Annual Report
2015
|
DAYANG ENTERPRISE HOLDINGS BHD
(712243-U)
37
Statement on
Corporate Governance
(cont’d)
Managing Director
(a) Responsible for the overall management of the Group ensuring organizational effectiveness and
implementation of Board policies and strategies.
(b) Directing all aspects of the business operations in a cost effective manner
(c) Ensure that the Group’s Financial Reports present a true and fair view and operational results are in
accordance with the relevant accounting standards
(d) Ensure compliance with governmental procedures and regulations
Chairman to be a Non-Executive Director
The Code recommends that the Chairman of the Board to be a non-executive member of the Board and in
the event the Chairman of the Board is not an independent director, the Board should comprise a majority of
Independent Directors. The Chairman of the Board is an independent director which is in compliance with the
CG Code.
PRINCIPLE 4: FOSTER COMMITMENT
Time Commitments
The Board is expected to commit sufficient time as and when required to carry out their responsibilities, besides
attending meetings of the Board and Board Committees.
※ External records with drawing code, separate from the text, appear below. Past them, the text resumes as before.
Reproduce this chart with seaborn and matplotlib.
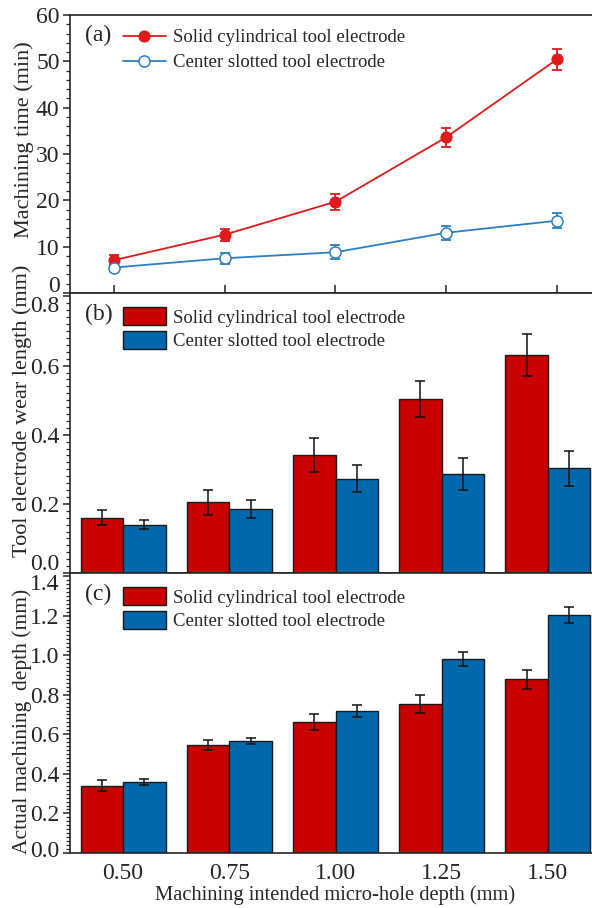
import numpy as np
import pandas as pd
import matplotlib
matplotlib.use("Agg")
import matplotlib.pyplot as plt
import matplotlib.transforms as mtrans
from matplotlib.ticker import MultipleLocator
import seaborn as sns

# ---------------- data ----------------
depths = ["0.50", "0.75", "1.00", "1.25", "1.50"]
depth_vals = [0.50, 0.75, 1.00, 1.25, 1.50]
series = ["Solid cylindrical tool electrode", "Center slotted tool electrode"]

time_solid = [7.1, 12.6, 19.7, 33.6, 50.4]
time_solid_err = [1.0, 1.3, 1.7, 2.1, 2.3]
time_slot = [5.5, 7.5, 8.8, 13.0, 15.6]
time_slot_err = [0.8, 1.2, 1.5, 1.5, 1.6]

wear_solid = [0.160, 0.205, 0.342, 0.503, 0.630]
wear_solid_err = [0.022, 0.036, 0.049, 0.052, 0.060]
wear_slot = [0.140, 0.185, 0.273, 0.287, 0.303]
wear_slot_err = [0.012, 0.026, 0.038, 0.046, 0.051]

depth_solid = [0.340, 0.545, 0.663, 0.752, 0.877]
depth_solid_err = [0.027, 0.027, 0.040, 0.044, 0.050]
depth_slot = [0.360, 0.566, 0.717, 0.981, 1.202]
depth_slot_err = [0.016, 0.017, 0.029, 0.036, 0.042]

# ---------------- style ----------------
sns.set_theme(style="ticks")
plt.rcParams["font.family"] = ["Liberation Serif", "DejaVu Serif"]
plt.rcParams["font.size"] = 13
plt.rcParams["axes.linewidth"] = 1.2
plt.rcParams["xtick.major.width"] = 1.1
plt.rcParams["ytick.major.width"] = 1.1
plt.rcParams["ytick.minor.width"] = 0.9
plt.rcParams["ytick.major.size"] = 5
plt.rcParams["ytick.minor.size"] = 3
plt.rcParams["ytick.major.pad"] = 2.5
plt.rcParams["ytick.labelsize"] = 17
plt.rcParams["xtick.labelsize"] = 17

LINE_RED = "#de1a1a"
LINE_BLUE = "#2a7fc6"
BAR_RED = "#c80000"
BAR_BLUE = "#0068ad"

W, H = 592, 908
fig = plt.figure(figsize=(W / 100, H / 100), dpi=100)

def pos(left, right, top, bottom):
    return [left / W, 1 - bottom / H, (right - left) / W, (bottom - top) / H]

ax_a = fig.add_axes(pos(70, 601, 15, 293))
ax_b = fig.add_axes(pos(70, 601, 293, 573))
ax_c = fig.add_axes(pos(70, 601, 573, 853))

# ---------------- panel (a) ----------------
df_a = pd.DataFrame({
    "depth": depth_vals * 2,
    "time": time_solid + time_slot,
    "tool": [series[0]] * 5 + [series[1]] * 5,
})
sns.lineplot(data=df_a[df_a.tool == series[0]], x="depth", y="time", ax=ax_a,
             color=LINE_RED, lw=1.3, marker="o", markersize=8,
             markerfacecolor=LINE_RED, markeredgecolor=LINE_RED,
             label=series[0], errorbar=None)
sns.lineplot(data=df_a[df_a.tool == series[1]], x="depth", y="time", ax=ax_a,
             color=LINE_BLUE, lw=1.3, marker="o", markersize=8,
             markerfacecolor="white", markeredgecolor=LINE_BLUE, markeredgewidth=1.1,
             label=series[1], errorbar=None)
ax_a.errorbar(depth_vals, time_solid, yerr=time_solid_err, fmt="none",
              ecolor=LINE_RED, elinewidth=1.3, capsize=3.5, capthick=1.3, zorder=1)
ax_a.errorbar(depth_vals, time_slot, yerr=time_slot_err, fmt="none",
              ecolor=LINE_BLUE, elinewidth=1.3, capsize=3.5, capthick=1.3, zorder=1)
ax_a.set_xlim(0.4, 1.6)
ax_a.set_ylim(0, 60)
ax_a.set_xticks(depth_vals)
ax_a.set_xticklabels([])
ax_a.tick_params(axis="x", direction="in", length=6, width=1.1)
ax_a.set_yticks([0, 10, 20, 30, 40, 50, 60])
ax_a.yaxis.set_minor_locator(MultipleLocator(2))
ax_a.tick_params(axis="y", which="both", direction="out")
ax_a.set_xlabel("")
ax_a.set_ylabel("Machining time (min)", fontsize=16)
ax_a.yaxis.set_label_coords(-0.068, 0.55)
ax_a.text(0.029, 0.925, "(a)", transform=ax_a.transAxes, fontsize=17, va="center")
ax_a.legend(loc="upper left", bbox_to_anchor=(0.092, 0.963), frameon=False,
            fontsize=13.5, handlelength=2.3, handletextpad=0.4,
            labelspacing=0.42, borderpad=0.2, borderaxespad=0)

# ---------------- bar panels ----------------
def bar_panel(ax, solid, slot, solid_err, slot_err, ylim, yticks, label,
              ylabel, ylabel_size, ylabel_y, leg_top):
    df = pd.DataFrame({
        "depth": depths * 2,
        "value": solid + slot,
        "tool": [series[0]] * 5 + [series[1]] * 5,
    })
    sns.barplot(data=df, x="depth", y="value", hue="tool", order=depths,
                hue_order=series, palette=[BAR_RED, BAR_BLUE], ax=ax,
                errorbar=None, width=0.8, edgecolor="#1a1a1a", linewidth=1.0,
                saturation=1)
    for cont, errs in zip(ax.containers, [solid_err, slot_err]):
        xs = [p.get_x() + p.get_width() / 2 for p in cont.patches]
        ys = [p.get_height() for p in cont.patches]
        ax.errorbar(xs, ys, yerr=errs, fmt="none", ecolor="#111111",
                    elinewidth=1.1, capsize=3.5, capthick=1.1, zorder=5)
    ax.set_xlim(-0.5, 4.5)
    ax.set_ylim(*ylim)
    ax.set_yticks(yticks)
    ax.set_yticklabels([f"{t:.1f}" for t in yticks])
    ax.yaxis.set_minor_locator(MultipleLocator(0.02))
    ax.tick_params(axis="y", which="both", direction="out")
    ax.tick_params(axis="x", length=0)
    ax.set_ylabel(ylabel, fontsize=ylabel_size)
    ax.yaxis.set_label_coords(-0.072, ylabel_y)
    ax.set_xlabel("")
    ax.text(0.029, 0.925, label, transform=ax.transAxes, fontsize=17, va="center")
    ax.legend(loc="upper left", bbox_to_anchor=(0.092, leg_top), frameon=False,
              fontsize=13.5, handlelength=2.3, handleheight=1.1,
              handletextpad=0.4, labelspacing=0.22, borderpad=0.2, borderaxespad=0)

bar_panel(ax_b, wear_solid, wear_slot, wear_solid_err, wear_slot_err,
          (0, 0.81), [0.0, 0.2, 0.4, 0.6, 0.8], "(b)",
          "Tool electrode wear length (mm)", 16, 0.58, 0.962)
ax_b.set_xticklabels([])

bar_panel(ax_c, depth_solid, depth_slot, depth_solid_err, depth_slot_err,
          (0, 1.415), [0.0, 0.2, 0.4, 0.6, 0.8, 1.0, 1.2, 1.4], "(c)",
          "Actual machining  depth (mm)", 15.5, 0.47, 0.962)
ax_c.tick_params(axis="x", pad=7)
ax_c.set_xlabel("Machining intended micro-hole depth (mm)", fontsize=14.8, labelpad=1)

# shift edge tick labels inward, as in the original stacked layout
def shift_label(ax, index, dy_px):
    ticks = ax.yaxis.get_major_ticks()
    lab = ticks[index].label1
    lab.set_transform(lab.get_transform() +
                      mtrans.ScaledTranslation(0, dy_px / 100, fig.dpi_scale_trans))

shift_label(ax_a, 0, 9)
shift_label(ax_b, 0, 11)
shift_label(ax_b, -1, -8)
shift_label(ax_c, 0, 4)
shift_label(ax_c, -1, -6)

fig.savefig("out.png", dpi=100)
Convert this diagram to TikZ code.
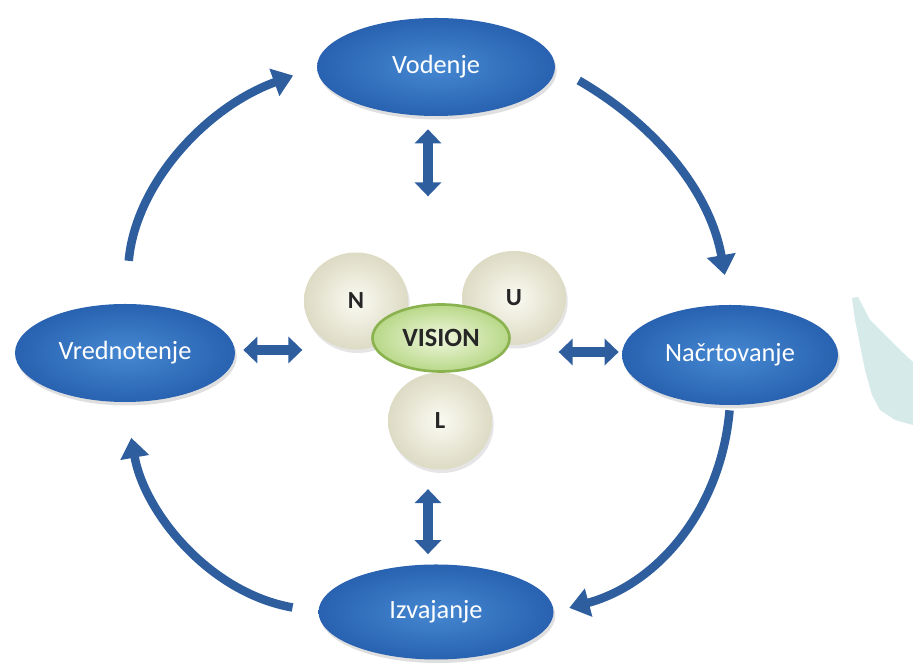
\documentclass[tikz,border=0pt]{standalone}
\usepackage{fontspec}
\setmainfont{Carlito}
\usetikzlibrary{shapes.geometric,arrows.meta,shadows}
\definecolor{ovalblue}{RGB}{40,98,176}
\definecolor{ovallight}{RGB}{70,136,210}
\definecolor{arrowblue}{RGB}{46,94,158}
\definecolor{ballout}{RGB}{221,219,196}
\definecolor{ballin}{RGB}{250,250,242}
\definecolor{visout}{RGB}{184,216,136}
\definecolor{visin}{RGB}{240,247,222}
\definecolor{visedge}{RGB}{138,178,78}
\definecolor{spot}{RGB}{214,234,234}

\begin{document}
\begin{tikzpicture}
	\tikzstyle{phase}=[ellipse, minimum width=4.6cm, minimum height=1.96cm, shading=radial, inner color=ovallight, outer color=ovalblue, text=white, font=\fontsize{15}{18}\selectfont, drop shadow={opacity=0.25,shadow xshift=1pt,shadow yshift=-2pt}]
	\tikzstyle{ball}=[ellipse, minimum width=2.08cm, minimum height=1.94cm, shading=radial, inner color=ballin, outer color=ballout, font=\fontsize{14}{16}\bfseries, text=black!85, drop shadow={opacity=0.2,shadow xshift=1pt,shadow yshift=-2pt}]
	\tikzstyle{core}=[ellipse, minimum width=2.74cm, minimum height=1.34cm, shading=radial, inner color=visin, outer color=visout, draw=visedge, line width=1.5pt, font=\fontsize{15}{18}\bfseries, text=black!85]
	\tikzstyle{cyc}=[arrowblue, line width=0.17cm, -{Triangle[width=0.56cm,length=0.4cm]}]
	\tikzstyle{dbl}=[arrowblue, line width=0.2cm, {Triangle[width=0.52cm,length=0.28cm]}-{Triangle[width=0.52cm,length=0.28cm]}]
	\fill[white] (0,0) rectangle (18.26,13.34);
	\useasboundingbox (0,0) rectangle (18.26,13.34);
	\fill[spot] (17.04,7.38) -- (17.16,7.40) -- (17.40,6.94) -- (17.70,6.64) -- (18.00,6.34) -- (18.26,6.10) -- (18.26,4.84) -- (17.90,4.94) -- (17.60,5.14) -- (17.44,5.44) -- (17.30,5.94) -- (17.20,6.44) -- (17.10,6.94) -- cycle;
	\node[phase, minimum width=4.76cm] (vod) at (8.72,12.00) {Vodenje};
	\node[phase, minimum width=4.4cm] (vred) at (2.50,6.28) {Vrednotenje};
	\node[phase, minimum width=4.32cm, minimum height=2cm] (nac) at (14.60,6.24) {Načrtovanje};
	\node[phase, minimum width=4.7cm, minimum height=1.9cm] (izv) at (8.72,1.10) {Izvajanje};
	\node[ball] (n) at (7.12,7.32) {N};
	\node[ball, minimum height=1.88cm] (u) at (10.28,7.38) {U};
	\node[ball] (l) at (8.80,4.92) {L};
	\node[core] (vis) at (8.82,6.58) {VISION};
	\draw[cyc, shorten <=0.54cm, shorten >=0.6cm] (vod.east) to[out=-30,in=100] (nac.north);
	\draw[cyc, shorten <=0.1cm, shorten >=0.32cm] (nac.south) to[out=-95,in=15] (izv.east);
	\draw[cyc, shorten <=0.52cm, shorten >=0.72cm] (izv.west) to[out=170,in=-80] (vred.south);
	\draw[cyc, shorten <=0.86cm, shorten >=0.5cm] (vred.north) to[out=85,in=200] (vod.west);
	\draw[dbl] ([shift={(0.16,0.06)}]vred.east) -- ++(1.18,0);
	\draw[dbl] ([shift={(-0.06,0.06)}]nac.west) -- ++(-1.2,0);
	\draw[dbl] ([shift={(-0.16,-0.26)}]vod.south) -- ++(0,-1.34);
	\draw[dbl] ([shift={(-0.16,0.2)}]izv.north) -- ++(0,1.3);
\end{tikzpicture}
\end{document}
All directors hold not more than five (5) directorships
in public listed companies.
The Board meets at least four (4) times a year at quarterly intervals with the meetings scheduled in advance
before the end of the preceding year to facilitate the Directors in managing their meeting plans. Additional
meetings are convened to deliberate on matters requiring immediate attention that need to be made between
scheduled meetings.
In the event Directors are unable to attend Board meetings physically, the Company’s Articles of Association
allow for such meetings to be conducted via telephone, video conferencing or any other form of electronic or
instantaneous communication.
During these meetings, the Board reviews the Group’s financial performance, business operations, reports of
the various Board Committees and results are deliberated and considered. Management and performance of
the Group and any other strategic issues that affect or may affect the Group’s businesses are also deliberated.
The Board had met six (6) times during the financial year ended 31 December 2015 where it deliberated and
considered a variety of matters affecting the Group’s operations including the Group’s financial results, business
plan and the direction of the Group. All proceedings of the Board meetings are duly minuted by the Company
Secretary and signed by the Chairman of the Meeting.